> [Recorded information]
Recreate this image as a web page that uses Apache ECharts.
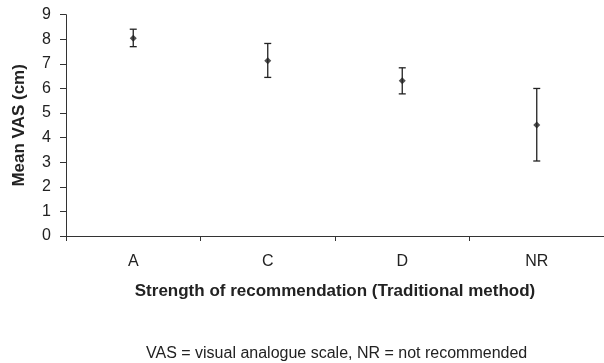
<!DOCTYPE html>
<html><head><meta charset="utf-8">
<script src="https://cdn.jsdelivr.net/npm/echarts@6/dist/echarts.min.js"></script>
<style>html,body{margin:0;padding:0;background:#fff}#c{width:604px;height:363px}</style>
</head><body><div id="c"></div>
<script>
const categories = ['A', 'C', 'D', 'NR'];
const means = [8.04, 7.13, 6.31, 4.51];
const upper = [8.41, 7.83, 6.84, 6.0];
const lower = [7.70, 6.45, 5.78, 3.05];
const yTicks = [0, 1, 2, 3, 4, 5, 6, 7, 8, 9];

const chart = echarts.init(document.getElementById('c'));
const font = 'Liberation Sans, Arial, sans-serif';
chart.setOption({
  animation: false,
  title: {
    text: 'VAS = visual analogue scale, NR = not recommended',
    left: 141, top: 341,
    textStyle: { fontFamily: font, fontSize: 16, fontWeight: 'normal', color: '#222' }
  },
  grid: { left: 66, right: 0, top: 14.7, bottom: 127 },
  xAxis: {
    type: 'category', data: categories, boundaryGap: true,
    name: 'Strength of recommendation (Traditional method)',
    nameLocation: 'middle', nameGap: 47,
    nameTextStyle: { fontFamily: font, fontSize: 17, fontWeight: 'bold', color: '#222' },
    axisLine: { lineStyle: { color: '#333', width: 1 } },
    axisTick: { show: true, length: 5, lineStyle: { color: '#333' } },
    axisLabel: { fontFamily: font, fontSize: 16, color: '#222', margin: 18 }
  },
  yAxis: {
    type: 'value', min: yTicks[0], max: yTicks[yTicks.length - 1], interval: 1,
    name: 'Mean VAS (cm)', nameLocation: 'middle', nameGap: 38,
    nameTextStyle: { fontFamily: font, fontSize: 17, fontWeight: 'bold', color: '#222' },
    axisLine: { show: true, lineStyle: { color: '#333', width: 1 } },
    axisTick: { show: true, length: 6, lineStyle: { color: '#333' } },
    axisLabel: { fontFamily: font, fontSize: 16, color: '#222', margin: 15 },
    splitLine: { show: false }
  },
  series: [
    {
      type: 'custom',
      renderItem: function (params, api) {
        const x = api.value(0);
        const top = api.coord([x, api.value(1)]);
        const bot = api.coord([x, api.value(2)]);
        const hw = 3.5;
        const style = { stroke: '#222', lineWidth: 1.3 };
        return {
          type: 'group',
          children: [
            { type: 'line', shape: { x1: top[0], y1: top[1], x2: bot[0], y2: bot[1] }, style: style },
            { type: 'line', shape: { x1: top[0] - hw, y1: top[1], x2: top[0] + hw, y2: top[1] }, style: style },
            { type: 'line', shape: { x1: bot[0] - hw, y1: bot[1], x2: bot[0] + hw, y2: bot[1] }, style: style }
          ]
        };
      },
      data: categories.map((c, i) => [i, upper[i], lower[i]]),
      z: 2
    },
    {
      type: 'scatter',
      symbol: 'diamond', symbolSize: 7,
      itemStyle: { color: '#222' },
      data: means,
      z: 3
    }
  ]
});
</script></body></html>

> [What you have to do]
Repeat the lines above exactly, and keep every picture out.

> [Reply]
Recreate this image as a web page that uses Apache ECharts.
<!DOCTYPE html>
<html><head><meta charset="utf-8">
<script src="https://cdn.jsdelivr.net/npm/echarts@6/dist/echarts.min.js"></script>
<style>html,body{margin:0;padding:0;background:#fff}#c{width:604px;height:363px}</style>
</head><body><div id="c"></div>
<script>
const categories = ['A', 'C', 'D', 'NR'];
const means = [8.04, 7.13, 6.31, 4.51];
const upper = [8.41, 7.83, 6.84, 6.0];
const lower = [7.70, 6.45, 5.78, 3.05];
const yTicks = [0, 1, 2, 3, 4, 5, 6, 7, 8, 9];

const chart = echarts.init(document.getElementById('c'));
const font = 'Liberation Sans, Arial, sans-serif';
chart.setOption({
  animation: false,
  title: {
    text: 'VAS = visual analogue scale, NR = not recommended',
    left: 141, top: 341,
    textStyle: { fontFamily: font, fontSize: 16, fontWeight: 'normal', color: '#222' }
  },
  grid: { left: 66, right: 0, top: 14.7, bottom: 127 },
  xAxis: {
    type: 'category', data: categories, boundaryGap: true,
    name: 'Strength of recommendation (Traditional method)',
    nameLocation: 'middle', nameGap: 47,
    nameTextStyle: { fontFamily: font, fontSize: 17, fontWeight: 'bold', color: '#222' },
    axisLine: { lineStyle: { color: '#333', width: 1 } },
    axisTick: { show: true, length: 5, lineStyle: { color: '#333' } },
    axisLabel: { fontFamily: font, fontSize: 16, color: '#222', margin: 18 }
  },
  yAxis: {
    type: 'value', min: yTicks[0], max: yTicks[yTicks.length - 1], interval: 1,
    name: 'Mean VAS (cm)', nameLocation: 'middle', nameGap: 38,
    nameTextStyle: { fontFamily: font, fontSize: 17, fontWeight: 'bold', color: '#222' },
    axisLine: { show: true, lineStyle: { color: '#333', width: 1 } },
    axisTick: { show: true, length: 6, lineStyle: { color: '#333' } },
    axisLabel: { fontFamily: font, fontSize: 16, color: '#222', margin: 15 },
    splitLine: { show: false }
  },
  series: [
    {
      type: 'custom',
      renderItem: function (params, api) {
        const x = api.value(0);
        const top = api.coord([x, api.value(1)]);
        const bot = api.coord([x, api.value(2)]);
        const hw = 3.5;
        const style = { stroke: '#222', lineWidth: 1.3 };
        return {
          type: 'group',
          children: [
            { type: 'line', shape: { x1: top[0], y1: top[1], x2: bot[0], y2: bot[1] }, style: style },
            { type: 'line', shape: { x1: top[0] - hw, y1: top[1], x2: top[0] + hw, y2: top[1] }, style: style },
            { type: 'line', shape: { x1: bot[0] - hw, y1: bot[1], x2: bot[0] + hw, y2: bot[1] }, style: style }
          ]
        };
      },
      data: categories.map((c, i) => [i, upper[i], lower[i]]),
      z: 2
    },
    {
      type: 'scatter',
      symbol: 'diamond', symbolSize: 7,
      itemStyle: { color: '#222' },
      data: means,
      z: 3
    }
  ]
});
</script></body></html>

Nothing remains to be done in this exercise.